Required work -
Skip the pictures and quote all of the lines exactly.

Given data -
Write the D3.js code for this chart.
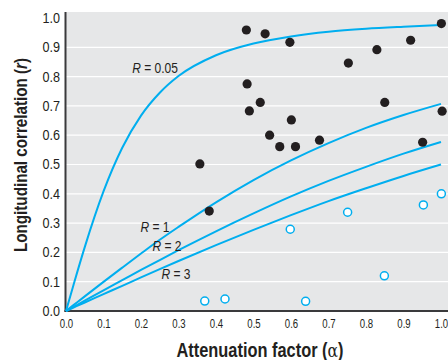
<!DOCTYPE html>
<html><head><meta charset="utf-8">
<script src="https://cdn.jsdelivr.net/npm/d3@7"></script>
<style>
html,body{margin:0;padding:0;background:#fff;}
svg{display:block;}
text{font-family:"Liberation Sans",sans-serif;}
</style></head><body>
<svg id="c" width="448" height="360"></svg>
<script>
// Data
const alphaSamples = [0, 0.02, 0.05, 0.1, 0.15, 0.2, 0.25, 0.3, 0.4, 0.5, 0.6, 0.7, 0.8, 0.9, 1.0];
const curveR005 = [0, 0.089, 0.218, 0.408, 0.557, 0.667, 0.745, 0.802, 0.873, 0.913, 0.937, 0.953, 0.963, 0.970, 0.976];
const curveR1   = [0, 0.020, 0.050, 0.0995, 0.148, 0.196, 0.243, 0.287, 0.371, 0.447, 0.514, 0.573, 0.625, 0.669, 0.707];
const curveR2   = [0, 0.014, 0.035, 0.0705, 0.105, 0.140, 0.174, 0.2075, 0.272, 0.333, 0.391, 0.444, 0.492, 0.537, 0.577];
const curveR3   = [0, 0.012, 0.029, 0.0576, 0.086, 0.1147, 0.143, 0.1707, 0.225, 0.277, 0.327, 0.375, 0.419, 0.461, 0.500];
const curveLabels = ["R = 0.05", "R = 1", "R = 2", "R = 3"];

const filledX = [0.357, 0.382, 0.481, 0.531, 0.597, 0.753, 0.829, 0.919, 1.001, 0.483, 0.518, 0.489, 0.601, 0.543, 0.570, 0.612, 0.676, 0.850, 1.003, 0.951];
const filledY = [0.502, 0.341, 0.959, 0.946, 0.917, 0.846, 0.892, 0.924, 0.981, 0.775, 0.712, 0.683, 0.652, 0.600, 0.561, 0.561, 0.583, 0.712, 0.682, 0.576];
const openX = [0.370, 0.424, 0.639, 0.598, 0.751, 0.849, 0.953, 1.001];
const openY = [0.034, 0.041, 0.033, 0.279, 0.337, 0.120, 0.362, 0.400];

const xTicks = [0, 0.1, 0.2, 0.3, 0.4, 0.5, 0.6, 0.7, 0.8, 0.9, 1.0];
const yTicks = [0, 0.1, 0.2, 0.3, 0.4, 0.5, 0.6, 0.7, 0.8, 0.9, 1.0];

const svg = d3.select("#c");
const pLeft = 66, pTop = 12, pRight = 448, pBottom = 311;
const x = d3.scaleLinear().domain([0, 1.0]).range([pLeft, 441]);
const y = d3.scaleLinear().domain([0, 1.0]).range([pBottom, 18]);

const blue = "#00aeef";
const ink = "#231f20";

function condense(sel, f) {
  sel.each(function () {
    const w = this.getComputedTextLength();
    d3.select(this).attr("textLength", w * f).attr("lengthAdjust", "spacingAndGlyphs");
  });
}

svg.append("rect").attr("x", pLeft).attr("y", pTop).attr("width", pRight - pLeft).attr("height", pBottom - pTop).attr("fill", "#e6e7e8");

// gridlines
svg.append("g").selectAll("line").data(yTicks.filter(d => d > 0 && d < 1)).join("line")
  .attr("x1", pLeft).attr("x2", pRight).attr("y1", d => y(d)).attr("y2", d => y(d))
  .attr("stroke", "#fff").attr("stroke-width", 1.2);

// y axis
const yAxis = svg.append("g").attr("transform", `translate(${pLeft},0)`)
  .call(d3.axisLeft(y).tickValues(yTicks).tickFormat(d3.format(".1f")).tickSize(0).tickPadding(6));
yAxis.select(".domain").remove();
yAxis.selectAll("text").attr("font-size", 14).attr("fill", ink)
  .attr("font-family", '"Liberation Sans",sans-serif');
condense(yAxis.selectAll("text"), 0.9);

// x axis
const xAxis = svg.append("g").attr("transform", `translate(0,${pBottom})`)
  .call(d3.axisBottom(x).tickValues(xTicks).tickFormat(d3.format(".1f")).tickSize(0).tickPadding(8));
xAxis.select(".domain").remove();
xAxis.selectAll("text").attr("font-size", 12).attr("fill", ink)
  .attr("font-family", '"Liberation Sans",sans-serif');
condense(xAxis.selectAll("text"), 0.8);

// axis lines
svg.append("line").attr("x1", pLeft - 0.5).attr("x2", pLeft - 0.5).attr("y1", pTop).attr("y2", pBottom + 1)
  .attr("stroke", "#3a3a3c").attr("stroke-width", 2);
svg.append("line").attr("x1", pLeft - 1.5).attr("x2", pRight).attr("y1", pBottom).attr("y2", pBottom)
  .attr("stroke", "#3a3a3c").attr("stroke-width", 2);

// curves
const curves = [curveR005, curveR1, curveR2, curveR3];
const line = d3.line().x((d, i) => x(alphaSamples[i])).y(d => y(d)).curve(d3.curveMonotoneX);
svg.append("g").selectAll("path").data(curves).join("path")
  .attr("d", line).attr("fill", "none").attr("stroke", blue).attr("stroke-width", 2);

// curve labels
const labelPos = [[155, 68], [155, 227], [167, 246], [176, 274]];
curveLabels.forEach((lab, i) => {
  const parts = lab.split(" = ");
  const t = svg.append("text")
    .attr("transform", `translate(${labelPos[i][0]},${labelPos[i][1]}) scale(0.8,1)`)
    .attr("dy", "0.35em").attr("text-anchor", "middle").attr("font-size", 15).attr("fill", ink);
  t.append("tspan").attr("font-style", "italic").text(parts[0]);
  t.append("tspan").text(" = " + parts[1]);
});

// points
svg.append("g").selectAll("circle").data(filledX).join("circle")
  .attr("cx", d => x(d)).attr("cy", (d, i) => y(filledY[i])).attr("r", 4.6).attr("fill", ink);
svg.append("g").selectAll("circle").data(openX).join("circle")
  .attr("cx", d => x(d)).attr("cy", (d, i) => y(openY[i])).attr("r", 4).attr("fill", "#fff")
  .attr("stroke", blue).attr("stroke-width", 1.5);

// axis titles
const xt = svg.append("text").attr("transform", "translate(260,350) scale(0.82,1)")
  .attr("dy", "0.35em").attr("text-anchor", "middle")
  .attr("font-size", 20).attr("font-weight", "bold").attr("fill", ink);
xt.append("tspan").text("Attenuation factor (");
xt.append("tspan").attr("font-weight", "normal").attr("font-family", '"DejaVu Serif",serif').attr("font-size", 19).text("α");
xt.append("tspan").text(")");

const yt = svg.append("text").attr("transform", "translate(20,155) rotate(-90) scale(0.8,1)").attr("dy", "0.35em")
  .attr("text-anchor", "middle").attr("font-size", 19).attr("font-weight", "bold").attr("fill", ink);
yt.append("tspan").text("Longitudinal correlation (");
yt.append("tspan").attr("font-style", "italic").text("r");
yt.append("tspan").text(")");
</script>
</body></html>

Output below -
Write the D3.js code for this chart.
<!DOCTYPE html>
<html><head><meta charset="utf-8">
<script src="https://cdn.jsdelivr.net/npm/d3@7"></script>
<style>
html,body{margin:0;padding:0;background:#fff;}
svg{display:block;}
text{font-family:"Liberation Sans",sans-serif;}
</style></head><body>
<svg id="c" width="448" height="360"></svg>
<script>
// Data
const alphaSamples = [0, 0.02, 0.05, 0.1, 0.15, 0.2, 0.25, 0.3, 0.4, 0.5, 0.6, 0.7, 0.8, 0.9, 1.0];
const curveR005 = [0, 0.089, 0.218, 0.408, 0.557, 0.667, 0.745, 0.802, 0.873, 0.913, 0.937, 0.953, 0.963, 0.970, 0.976];
const curveR1   = [0, 0.020, 0.050, 0.0995, 0.148, 0.196, 0.243, 0.287, 0.371, 0.447, 0.514, 0.573, 0.625, 0.669, 0.707];
const curveR2   = [0, 0.014, 0.035, 0.0705, 0.105, 0.140, 0.174, 0.2075, 0.272, 0.333, 0.391, 0.444, 0.492, 0.537, 0.577];
const curveR3   = [0, 0.012, 0.029, 0.0576, 0.086, 0.1147, 0.143, 0.1707, 0.225, 0.277, 0.327, 0.375, 0.419, 0.461, 0.500];
const curveLabels = ["R = 0.05", "R = 1", "R = 2", "R = 3"];

const filledX = [0.357, 0.382, 0.481, 0.531, 0.597, 0.753, 0.829, 0.919, 1.001, 0.483, 0.518, 0.489, 0.601, 0.543, 0.570, 0.612, 0.676, 0.850, 1.003, 0.951];
const filledY = [0.502, 0.341, 0.959, 0.946, 0.917, 0.846, 0.892, 0.924, 0.981, 0.775, 0.712, 0.683, 0.652, 0.600, 0.561, 0.561, 0.583, 0.712, 0.682, 0.576];
const openX = [0.370, 0.424, 0.639, 0.598, 0.751, 0.849, 0.953, 1.001];
const openY = [0.034, 0.041, 0.033, 0.279, 0.337, 0.120, 0.362, 0.400];

const xTicks = [0, 0.1, 0.2, 0.3, 0.4, 0.5, 0.6, 0.7, 0.8, 0.9, 1.0];
const yTicks = [0, 0.1, 0.2, 0.3, 0.4, 0.5, 0.6, 0.7, 0.8, 0.9, 1.0];

const svg = d3.select("#c");
const pLeft = 66, pTop = 12, pRight = 448, pBottom = 311;
const x = d3.scaleLinear().domain([0, 1.0]).range([pLeft, 441]);
const y = d3.scaleLinear().domain([0, 1.0]).range([pBottom, 18]);

const blue = "#00aeef";
const ink = "#231f20";

function condense(sel, f) {
  sel.each(function () {
    const w = this.getComputedTextLength();
    d3.select(this).attr("textLength", w * f).attr("lengthAdjust", "spacingAndGlyphs");
  });
}

svg.append("rect").attr("x", pLeft).attr("y", pTop).attr("width", pRight - pLeft).attr("height", pBottom - pTop).attr("fill", "#e6e7e8");

// gridlines
svg.append("g").selectAll("line").data(yTicks.filter(d => d > 0 && d < 1)).join("line")
  .attr("x1", pLeft).attr("x2", pRight).attr("y1", d => y(d)).attr("y2", d => y(d))
  .attr("stroke", "#fff").attr("stroke-width", 1.2);

// y axis
const yAxis = svg.append("g").attr("transform", `translate(${pLeft},0)`)
  .call(d3.axisLeft(y).tickValues(yTicks).tickFormat(d3.format(".1f")).tickSize(0).tickPadding(6));
yAxis.select(".domain").remove();
yAxis.selectAll("text").attr("font-size", 14).attr("fill", ink)
  .attr("font-family", '"Liberation Sans",sans-serif');
condense(yAxis.selectAll("text"), 0.9);

// x axis
const xAxis = svg.append("g").attr("transform", `translate(0,${pBottom})`)
  .call(d3.axisBottom(x).tickValues(xTicks).tickFormat(d3.format(".1f")).tickSize(0).tickPadding(8));
xAxis.select(".domain").remove();
xAxis.selectAll("text").attr("font-size", 12).attr("fill", ink)
  .attr("font-family", '"Liberation Sans",sans-serif');
condense(xAxis.selectAll("text"), 0.8);

// axis lines
svg.append("line").attr("x1", pLeft - 0.5).attr("x2", pLeft - 0.5).attr("y1", pTop).attr("y2", pBottom + 1)
  .attr("stroke", "#3a3a3c").attr("stroke-width", 2);
svg.append("line").attr("x1", pLeft - 1.5).attr("x2", pRight).attr("y1", pBottom).attr("y2", pBottom)
  .attr("stroke", "#3a3a3c").attr("stroke-width", 2);

// curves
const curves = [curveR005, curveR1, curveR2, curveR3];
const line = d3.line().x((d, i) => x(alphaSamples[i])).y(d => y(d)).curve(d3.curveMonotoneX);
svg.append("g").selectAll("path").data(curves).join("path")
  .attr("d", line).attr("fill", "none").attr("stroke", blue).attr("stroke-width", 2);

// curve labels
const labelPos = [[155, 68], [155, 227], [167, 246], [176, 274]];
curveLabels.forEach((lab, i) => {
  const parts = lab.split(" = ");
  const t = svg.append("text")
    .attr("transform", `translate(${labelPos[i][0]},${labelPos[i][1]}) scale(0.8,1)`)
    .attr("dy", "0.35em").attr("text-anchor", "middle").attr("font-size", 15).attr("fill", ink);
  t.append("tspan").attr("font-style", "italic").text(parts[0]);
  t.append("tspan").text(" = " + parts[1]);
});

// points
svg.append("g").selectAll("circle").data(filledX).join("circle")
  .attr("cx", d => x(d)).attr("cy", (d, i) => y(filledY[i])).attr("r", 4.6).attr("fill", ink);
svg.append("g").selectAll("circle").data(openX).join("circle")
  .attr("cx", d => x(d)).attr("cy", (d, i) => y(openY[i])).attr("r", 4).attr("fill", "#fff")
  .attr("stroke", blue).attr("stroke-width", 1.5);

// axis titles
const xt = svg.append("text").attr("transform", "translate(260,350) scale(0.82,1)")
  .attr("dy", "0.35em").attr("text-anchor", "middle")
  .attr("font-size", 20).attr("font-weight", "bold").attr("fill", ink);
xt.append("tspan").text("Attenuation factor (");
xt.append("tspan").attr("font-weight", "normal").attr("font-family", '"DejaVu Serif",serif').attr("font-size", 19).text("α");
xt.append("tspan").text(")");

const yt = svg.append("text").attr("transform", "translate(20,155) rotate(-90) scale(0.8,1)").attr("dy", "0.35em")
  .attr("text-anchor", "middle").attr("font-size", 19).attr("font-weight", "bold").attr("fill", ink);
yt.append("tspan").text("Longitudinal correlation (");
yt.append("tspan").attr("font-style", "italic").text("r");
yt.append("tspan").text(")");
</script>
</body></html>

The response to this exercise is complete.